Arvind Kejriwal once described himself as "an insignificant man", but the Indian capital's top politician is one of the most prominent challengers to Prime Minister Narendra Modi's political juggernaut.
The 56-year-old, who India's top court freed from jail on Friday after months behind bars because of a graft probe his supporters say is politically motivated, began his career as a tax collector.
But he quit his cushy civil service job to campaign against pervasive government corruption, a crusade that brought him national fame.
For the past nine years, he has served as chief minister of Delhi, one of the few redoubts of opposition rule in a political landscape otherwise dominated by Modi and his Hindu-nationalist Bharatiya Janata Party (BJP).
Kejriwal's public persona leans into his image as leader of the "common man's party", the English translation of the Aam Aadmi Party (AAP) he helms.
He has eschewed the VIP culture and ostentatious luxuries of other Indian political leaders, riding on Delhi's underground metro to his first inauguration instead of taking a government vehicle.
His party contests elections under the logo of a broom, evoking his ideals of a clean-out of India's established political order.
Populist proposals, including generous electricity subsidies for the poor, have kept up Kejriwal's support among voters.
His support has endured despite mounting discontent over his inability to address the capital's worsening air pollution, which blankets the city in noxious smog each winter.
While still working with India's tax office, Kejriwal founded a civil society group that helped connect voters to public services, and in 2006 quit his highly sought-after government job to devote himself to full-time activism. He had launched campaigns demanding more public transparency as a way of casting light on the country's notoriously graft-ridden politics.
His successful push for a Right to Information law in 2005 earned him the Ramon Magsaysay Award, an integrity prize known as "Asia's Nobel".
Kejriwal won office in 2013, barely a year after AAP's founding, when he successfully channelled public anger over a series of government graft scandals that caused huge protests in the capital.
"This victory belongs to the people, not to me," he told reporters after the result, which shocked pundits. "I'm an insignificant man."
He resigned 49 days later after a chaotic spell in charge, leaving the city without a government for a year and sparking accusations that he was fleeing the tough job of administration.

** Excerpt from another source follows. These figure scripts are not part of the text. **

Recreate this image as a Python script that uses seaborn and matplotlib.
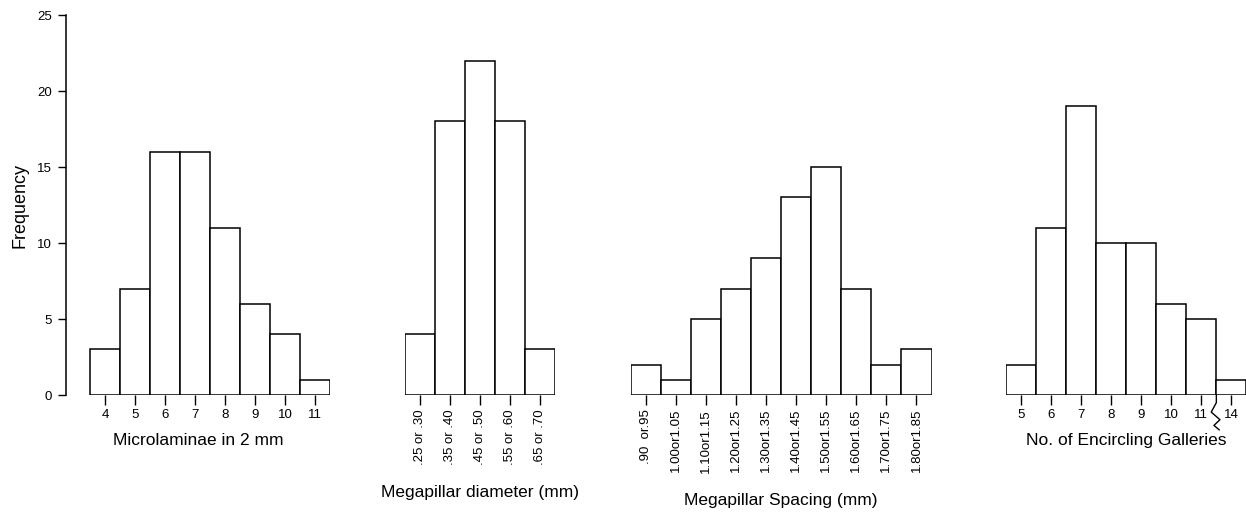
import matplotlib
matplotlib.use("Agg")
import matplotlib.pyplot as plt
import matplotlib.transforms as mtransforms
import seaborn as sns

# ---- data ----
micro_labels = ["4", "5", "6", "7", "8", "9", "10", "11"]
micro_freq = [3, 7, 16, 16, 11, 6, 4, 1]

diam_labels = [".25 or .30", ".35 or .40", ".45 or .50", ".55 or .60", ".65 or .70"]
diam_freq = [4, 18, 22, 18, 3]

spacing_labels = [".90  or.95", "1.00or1.05", "1.10or1.15", "1.20or1.25", "1.30or1.35",
                  "1.40or1.45", "1.50or1.55", "1.60or1.65", "1.70or1.75", "1.80or1.85"]
spacing_freq = [2, 1, 5, 7, 9, 13, 15, 7, 2, 3]

gallery_labels = ["5", "6", "7", "8", "9", "10", "11", "14"]
gallery_freq = [2, 11, 19, 10, 10, 6, 5, 1]

y_ticks = [0, 5, 10, 15, 20, 25]

sns.set_theme(style="white")
plt.rcParams["font.family"] = ["Liberation Sans", "DejaVu Sans"]
plt.rcParams["text.color"] = "black"
plt.rcParams["axes.labelcolor"] = "black"
plt.rcParams["xtick.color"] = "black"
plt.rcParams["ytick.color"] = "black"

W, H = 1246, 512
fig = plt.figure(figsize=(W / 100, H / 100), dpi=100)

bottom = (H - 395) / H
height = (395 - 15) / H
bar_px = 30.05

def make_ax(left_px, n, extra_left=0.0):
    width_px = (n + extra_left) * bar_px
    return fig.add_axes([left_px / W, bottom, width_px / W, height])

panels = [
    (micro_labels, micro_freq, "Microlaminae in 2 mm", 90, 0, 0.8, 9),
    (diam_labels, diam_freq, "Megapillar diameter (mm)", 405, 90, 0, 15),
    (spacing_labels, spacing_freq, "Megapillar Spacing (mm)", 631, 90, 0, 15),
    (gallery_labels, gallery_freq, "No. of Encircling Galleries", 1006, 0, 0, 9),
]

axes = []
for i, (labels, vals, xlabel, left_px, rot, extra, lpad) in enumerate(panels):
    n = len(labels)
    ax = make_ax(left_px - extra * bar_px, n, extra)
    sns.barplot(x=labels, y=vals, ax=ax, color="white", edgecolor="black",
                linewidth=1.1, width=1.0, saturation=1, errorbar=None)
    ax.set_xlim(-0.5 - extra, n - 0.5)
    ax.set_ylim(0, 25)
    ax.set_yticks(y_ticks)
    for s in ax.spines.values():
        s.set_visible(False)
    ax.tick_params(axis="x", direction="out", length=7, width=1, color="black",
                   labelsize=9.5, pad=3, bottom=True, labelrotation=rot)
    if i == 0:
        ax.spines["left"].set_visible(True)
        ax.spines["left"].set_color("black")
        ax.spines["left"].set_linewidth(1.1)
        ax.tick_params(axis="y", direction="out", length=6, width=1, color="black",
                       labelsize=9.5, pad=4, left=True)
        ax.set_ylabel("Frequency", fontsize=13, labelpad=6)
    else:
        ax.set_yticks([])
        ax.set_ylabel("")
    ax.set_xlabel(xlabel, fontsize=12.5, labelpad=lpad)
    ax.patch.set_alpha(0)
    axes.append(ax)

# axis break mark on the last panel between 11 and 14
ax4 = axes[3]
trans = mtransforms.blended_transform_factory(ax4.transData, ax4.transAxes)
zx = [6.5, 6.5, 6.33, 6.62, 6.42, 6.6]
zy = [0.0, -0.02, -0.045, -0.065, -0.08, -0.092]
ax4.plot(zx, zy, color="black", lw=1, transform=trans, clip_on=False)

fig.savefig("out.png", dpi=100, facecolor="white")
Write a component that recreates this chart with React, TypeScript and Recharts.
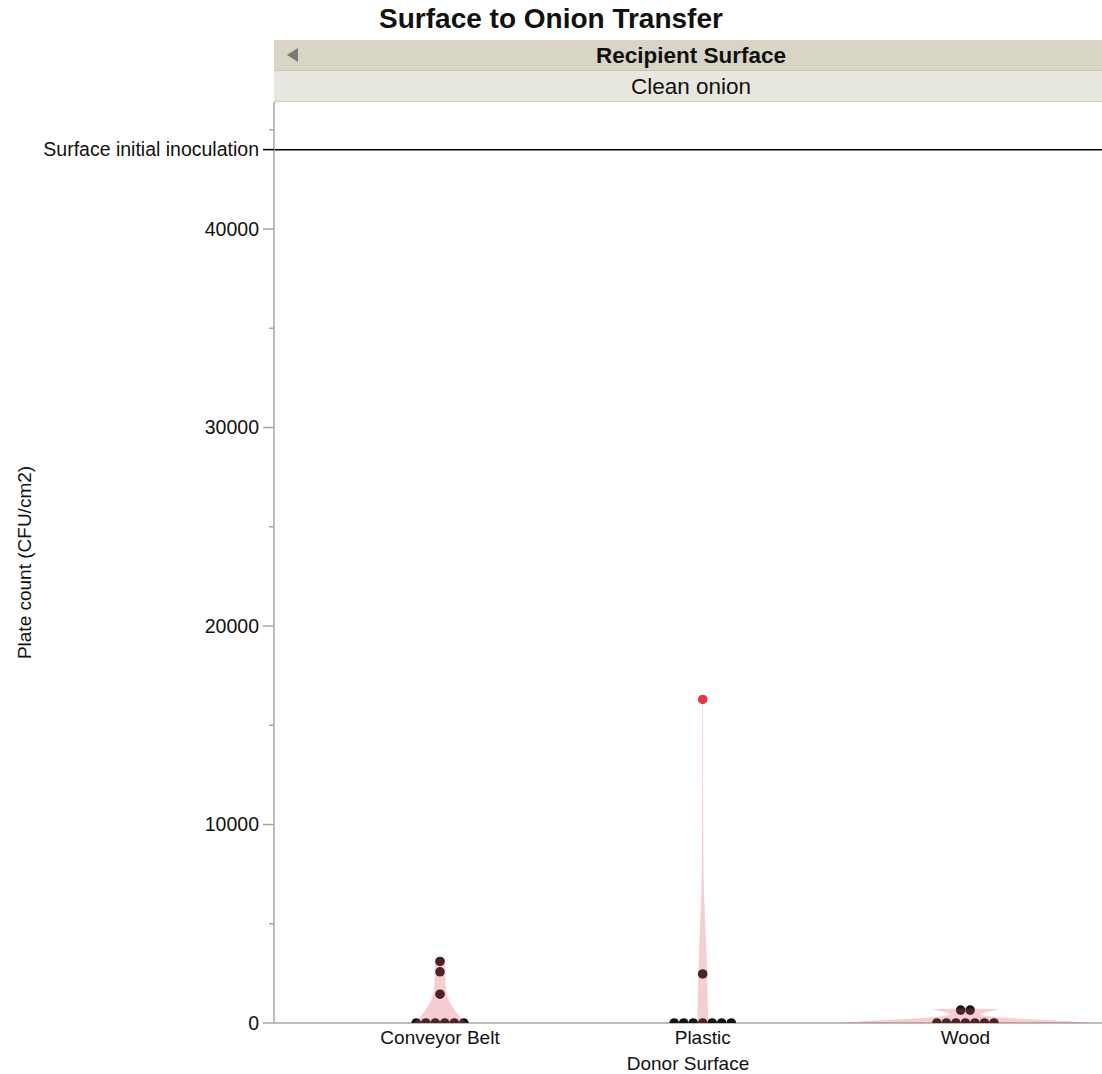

Another vote was staged in 2015, and during the campaign, Kejriwal apologised to the public for abandoning the city.
He was swept back into office after winning over legions of working-class voters willing to give him a second chance, with AAP taking all but three spots in Delhi's 70-seat assembly.
While in office, Kejriwal has worked to fashion AAP into a national force that can eventually triumph over Modi's party and lead the world's most populous country.
In 2022, the party had its first state election victory outside the capital and it has made some modest inroads elsewhere.
But its growth has seen greater scrutiny from investigators.
His government is the subject of a probe by India's main financial crimes agency over alleged corruption in the allocation of private liquor licences.
Kejriwal was taken into custody in March, but temporarily freed to campaign in national elections held earlier this year.
Critics have accused Modi's government of using criminal investigation agencies to target opponents, and Kejriwal has long insisted that accusations of wrongdoing against him are false.
"I want to tell Modi that if Kejriwal is corrupt, then no one in this world is honest," he told reporters last year.